Animal Welfare In Islam is an updated and
corrected edition of Islamic Concern for Animals,
originally issued in 1987 by the Athene Trust,
the original name of Compassion In World Farming.
Considered the definitive work so far on the
obligations that religious Muslims should observe
toward animals, the first edition included both
English and Arabic texts. The new edition is
only in English.


Key excerpts have been accessible at
<www.islamicconcern.com/-islamicteachings.pdf>,
but the whole text had been out of print and hard
to find for more than a decade.
Similar commentaries are now emerging
from various scholars around the world, but the
contributions of B.A. Masri (1914-1993) are
especially of note. His honorific, “Al-Hafiz,”
signifies that he had memorized the entire Quran.

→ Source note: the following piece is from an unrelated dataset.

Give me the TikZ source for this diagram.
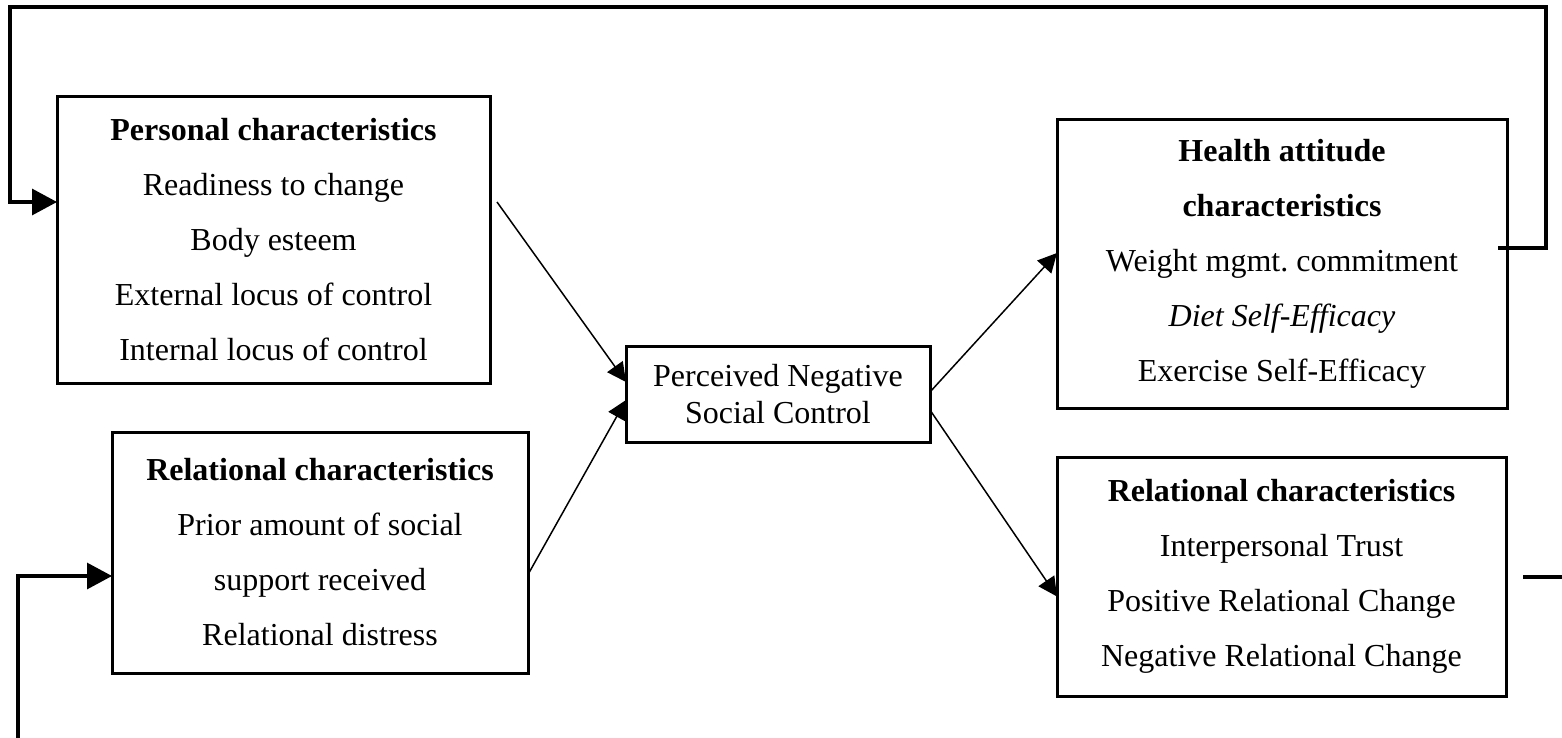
\documentclass[tikz,border=0pt]{standalone}
\usepackage{fontspec}
\setmainfont{Liberation Serif}
\usetikzlibrary{arrows.meta,calc}
\begin{document}
\begin{tikzpicture}[x=0.5pt,y=-0.5pt,
  box/.style={draw,line width=1.5pt,rectangle,inner sep=0pt,outer sep=0pt,align=center,
    font=\fontsize{16}{27.5}\selectfont},
  thinarrow/.style={line width=0.75pt,-{Triangle[length=9.5pt,width=9.5pt]}},
  thickline/.style={line width=1.6pt,line join=miter},
  thickarrow/.style={thickline,-{Triangle[length=12.5pt,width=13pt]}}]
\useasboundingbox (0,0) rectangle (1562,738);

\node[box,minimum width=216.5pt,minimum height=143pt] (pers) at (273.5,240)
  {\textbf{Personal characteristics}\\Readiness to change\\Body esteem\\External locus of control\\Internal locus of control};
\node[box,minimum width=208pt,minimum height=120.5pt] (relL) at (320,552.5)
  {\textbf{Relational characteristics}\\Prior amount of social\\support received\\Relational distress};
\node[box,minimum width=152pt,minimum height=48pt,font=\fontsize{16}{18.8}\selectfont] (ctr) at (778,394)
  {Perceived Negative\\Social Control};
\node[box,minimum width=225pt,minimum height=144pt] (hlth) at (1282,264)
  {\textbf{Health attitude}\\\textbf{characteristics}\\Weight mgmt.\ commitment\\\textit{Diet Self-Efficacy}\\Exercise Self-Efficacy};
\node[box,minimum width=224.5pt,minimum height=119.5pt] (relR) at (1281.5,576.5)
  {\textbf{Relational characteristics}\\Interpersonal Trust\\Positive Relational Change\\Negative Relational Change};

\draw[thinarrow] ($(pers.east)+(7,-38)$) -- ($(ctr.west)+(0,-12)$);
\draw[thinarrow] ($(relL.east)+(0,22)$) -- ($(ctr.west)+(0,6)$);
\draw[thinarrow] ($(ctr.east)+(0,-2)$) -- ($(hlth.west)+(0,-11)$);
\draw[thinarrow] ($(ctr.east)+(0,16)$) -- ($(relR.west)+(0,20)$);

\coordinate (tr) at (1546,7);
\coordinate (tl) at (10,7);
\draw[thickarrow] ($(hlth.east)+(-9,-16)$) -| (tr) -- (tl) |- ($(pers.west)+(0,-38)$);

\coordinate (bl) at (18,740);
\draw[thickarrow] (bl) |- ($(relL.west)+(0,23.5)$);
\coordinate (br) at (1564,577);
\draw[thickline] ($(relR.east)+(17,0.5)$) -- (br);
\end{tikzpicture}
\end{document}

After a long teaching career, Masri edited the
monthly Islamic Review, 1961-1967, visited and
spoke in more than 40 chiefly Muslim nations,
and was a well-known lecturer and broadcast
commentator on Islamic affairs.
“The Islamic instruction and guidance on animal
rights and man’s obligations concerning them are
so comprehensive that he need not go elsewhere
for any guidance,” al Masri prefaced.
“As believers in the consummate and
conclusive revelation of God,” Masri continued,
“we are expected to learn from the misconceptions
of the past and cast behind us the parochial
approach to religion. Fourteen centuries is a
long enough period to grasp mentally the fact
that the way to spiritual development (Dîn) does
not lie in ritualistic observance and the
hair-splitting of the Law (Sharâh). Surely it is
a long enough period to liberate ourselves from
the pre-Islamic traits of our respective cultures.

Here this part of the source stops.